Record extracts |
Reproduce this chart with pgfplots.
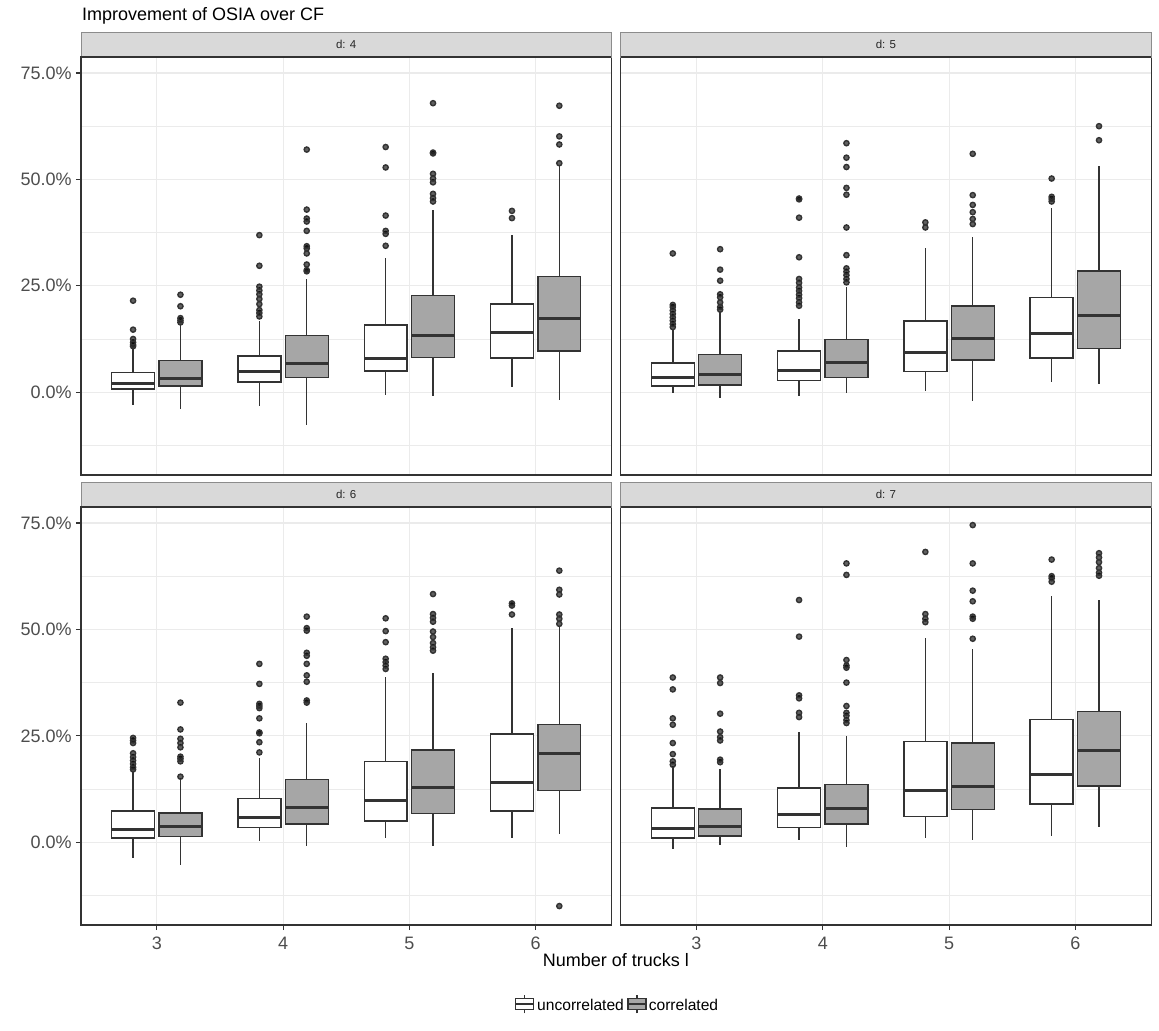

==

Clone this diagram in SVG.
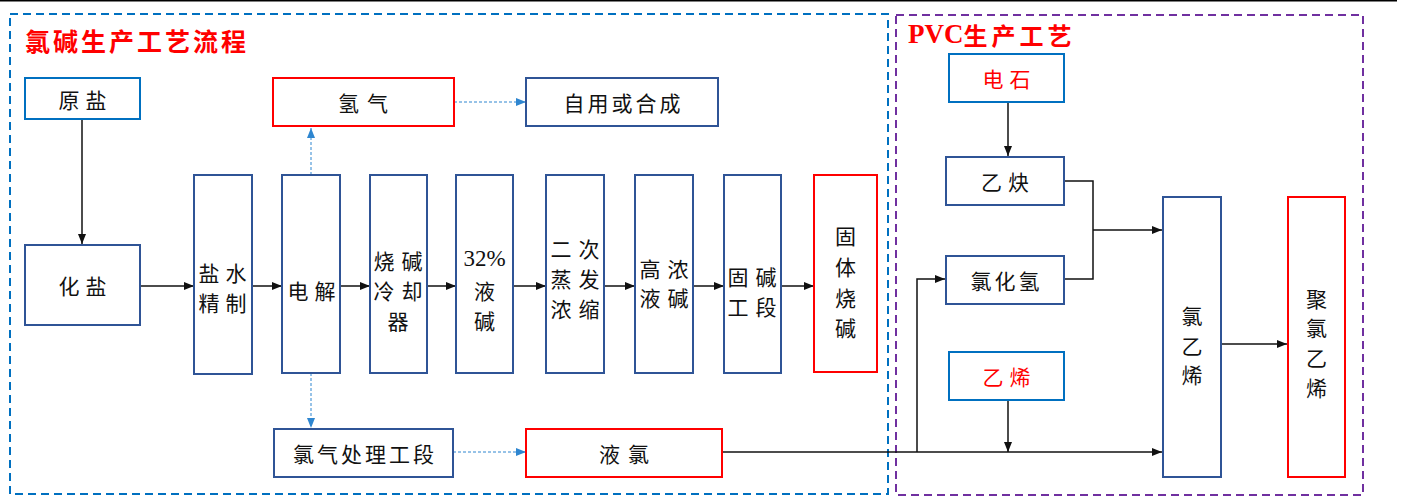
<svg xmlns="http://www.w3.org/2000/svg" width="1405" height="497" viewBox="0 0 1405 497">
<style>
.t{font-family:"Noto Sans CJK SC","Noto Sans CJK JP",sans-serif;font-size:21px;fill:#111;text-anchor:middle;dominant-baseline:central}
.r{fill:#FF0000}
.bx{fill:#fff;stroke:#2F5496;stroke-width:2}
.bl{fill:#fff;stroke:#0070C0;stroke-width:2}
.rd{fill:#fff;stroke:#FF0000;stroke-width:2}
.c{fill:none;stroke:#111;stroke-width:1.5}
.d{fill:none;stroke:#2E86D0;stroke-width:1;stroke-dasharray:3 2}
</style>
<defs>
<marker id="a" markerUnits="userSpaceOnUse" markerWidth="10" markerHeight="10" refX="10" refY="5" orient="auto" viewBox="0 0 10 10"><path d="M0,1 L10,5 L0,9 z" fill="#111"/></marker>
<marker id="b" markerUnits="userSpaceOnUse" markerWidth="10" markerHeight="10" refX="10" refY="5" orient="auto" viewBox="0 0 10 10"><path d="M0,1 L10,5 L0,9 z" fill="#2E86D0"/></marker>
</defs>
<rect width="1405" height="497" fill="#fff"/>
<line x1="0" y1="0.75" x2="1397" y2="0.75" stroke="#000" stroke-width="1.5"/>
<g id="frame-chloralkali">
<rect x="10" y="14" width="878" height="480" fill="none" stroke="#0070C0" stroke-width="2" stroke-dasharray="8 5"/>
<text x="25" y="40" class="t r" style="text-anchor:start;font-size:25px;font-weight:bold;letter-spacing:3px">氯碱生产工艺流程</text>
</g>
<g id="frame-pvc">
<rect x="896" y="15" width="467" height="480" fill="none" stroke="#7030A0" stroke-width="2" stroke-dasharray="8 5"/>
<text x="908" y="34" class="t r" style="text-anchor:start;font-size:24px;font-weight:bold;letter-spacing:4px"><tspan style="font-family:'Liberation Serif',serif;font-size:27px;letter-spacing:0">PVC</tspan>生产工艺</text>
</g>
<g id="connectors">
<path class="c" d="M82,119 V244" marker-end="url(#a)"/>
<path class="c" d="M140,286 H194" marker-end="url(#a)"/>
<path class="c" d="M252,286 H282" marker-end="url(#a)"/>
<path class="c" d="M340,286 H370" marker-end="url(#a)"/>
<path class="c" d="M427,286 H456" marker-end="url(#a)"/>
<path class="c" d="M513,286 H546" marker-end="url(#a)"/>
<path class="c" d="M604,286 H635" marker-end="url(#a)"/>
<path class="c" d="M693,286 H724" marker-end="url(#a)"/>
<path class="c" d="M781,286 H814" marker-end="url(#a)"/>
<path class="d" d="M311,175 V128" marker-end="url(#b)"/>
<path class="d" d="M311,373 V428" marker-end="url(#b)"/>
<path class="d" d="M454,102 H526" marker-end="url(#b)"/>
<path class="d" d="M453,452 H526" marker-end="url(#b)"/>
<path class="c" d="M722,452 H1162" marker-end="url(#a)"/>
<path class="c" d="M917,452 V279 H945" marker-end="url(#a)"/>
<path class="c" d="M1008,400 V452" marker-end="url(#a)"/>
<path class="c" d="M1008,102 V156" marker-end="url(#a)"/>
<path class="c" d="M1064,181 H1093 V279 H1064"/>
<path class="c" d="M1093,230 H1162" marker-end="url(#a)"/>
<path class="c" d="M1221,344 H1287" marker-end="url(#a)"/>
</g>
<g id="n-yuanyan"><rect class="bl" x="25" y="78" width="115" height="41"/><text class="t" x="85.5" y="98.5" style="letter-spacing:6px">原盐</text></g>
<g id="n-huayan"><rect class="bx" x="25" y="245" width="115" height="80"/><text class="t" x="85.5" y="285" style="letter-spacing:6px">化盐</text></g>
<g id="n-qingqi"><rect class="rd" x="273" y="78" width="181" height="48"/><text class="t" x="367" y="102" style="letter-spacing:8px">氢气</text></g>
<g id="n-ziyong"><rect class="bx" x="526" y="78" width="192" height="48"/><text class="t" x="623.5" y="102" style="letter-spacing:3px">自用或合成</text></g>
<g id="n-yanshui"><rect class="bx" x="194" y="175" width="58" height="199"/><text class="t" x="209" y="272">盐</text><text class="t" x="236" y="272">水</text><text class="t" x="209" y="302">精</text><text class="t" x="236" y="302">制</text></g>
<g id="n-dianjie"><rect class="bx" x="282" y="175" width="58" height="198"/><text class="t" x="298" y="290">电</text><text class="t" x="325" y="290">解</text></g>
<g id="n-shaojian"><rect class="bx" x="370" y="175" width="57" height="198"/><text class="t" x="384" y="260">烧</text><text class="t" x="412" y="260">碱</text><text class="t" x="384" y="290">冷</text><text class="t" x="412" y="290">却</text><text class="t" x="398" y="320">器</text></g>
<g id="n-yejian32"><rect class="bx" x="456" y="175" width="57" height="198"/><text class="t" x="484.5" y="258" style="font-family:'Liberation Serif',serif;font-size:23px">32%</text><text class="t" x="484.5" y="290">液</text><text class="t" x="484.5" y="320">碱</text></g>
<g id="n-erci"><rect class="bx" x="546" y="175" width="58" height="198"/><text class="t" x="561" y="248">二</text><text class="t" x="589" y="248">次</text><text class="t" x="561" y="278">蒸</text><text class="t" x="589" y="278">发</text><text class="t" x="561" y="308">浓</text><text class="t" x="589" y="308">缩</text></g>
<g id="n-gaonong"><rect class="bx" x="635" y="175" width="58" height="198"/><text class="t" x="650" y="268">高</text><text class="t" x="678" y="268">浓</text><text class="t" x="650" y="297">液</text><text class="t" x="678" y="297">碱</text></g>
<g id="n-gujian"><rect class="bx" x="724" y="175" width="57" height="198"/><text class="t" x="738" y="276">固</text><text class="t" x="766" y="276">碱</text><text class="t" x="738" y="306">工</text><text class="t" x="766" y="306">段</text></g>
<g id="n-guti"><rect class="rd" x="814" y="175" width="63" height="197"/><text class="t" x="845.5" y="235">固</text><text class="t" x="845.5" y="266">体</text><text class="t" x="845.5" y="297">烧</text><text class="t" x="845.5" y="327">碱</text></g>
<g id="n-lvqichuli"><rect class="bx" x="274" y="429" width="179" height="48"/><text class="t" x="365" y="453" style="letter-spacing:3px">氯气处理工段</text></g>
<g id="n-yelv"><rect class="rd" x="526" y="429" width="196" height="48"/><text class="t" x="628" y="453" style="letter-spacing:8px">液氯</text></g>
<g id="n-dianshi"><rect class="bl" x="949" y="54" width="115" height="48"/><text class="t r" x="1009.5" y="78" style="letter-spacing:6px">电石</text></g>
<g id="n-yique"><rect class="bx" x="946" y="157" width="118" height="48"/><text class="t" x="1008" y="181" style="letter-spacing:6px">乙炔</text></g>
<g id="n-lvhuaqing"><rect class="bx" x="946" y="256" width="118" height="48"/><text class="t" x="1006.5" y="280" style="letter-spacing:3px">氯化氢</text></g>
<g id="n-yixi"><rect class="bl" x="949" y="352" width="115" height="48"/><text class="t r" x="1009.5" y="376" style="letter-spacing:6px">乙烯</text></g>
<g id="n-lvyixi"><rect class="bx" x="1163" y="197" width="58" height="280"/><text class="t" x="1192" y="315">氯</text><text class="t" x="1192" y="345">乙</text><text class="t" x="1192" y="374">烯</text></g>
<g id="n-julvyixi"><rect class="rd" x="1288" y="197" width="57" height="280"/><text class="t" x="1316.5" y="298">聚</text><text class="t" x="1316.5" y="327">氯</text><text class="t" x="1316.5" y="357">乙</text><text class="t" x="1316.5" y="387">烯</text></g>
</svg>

Task | Report all lines of the data above that include the string "this".

Exercise answer |
Reproduce this chart with pgfplots.
Clone this diagram in SVG.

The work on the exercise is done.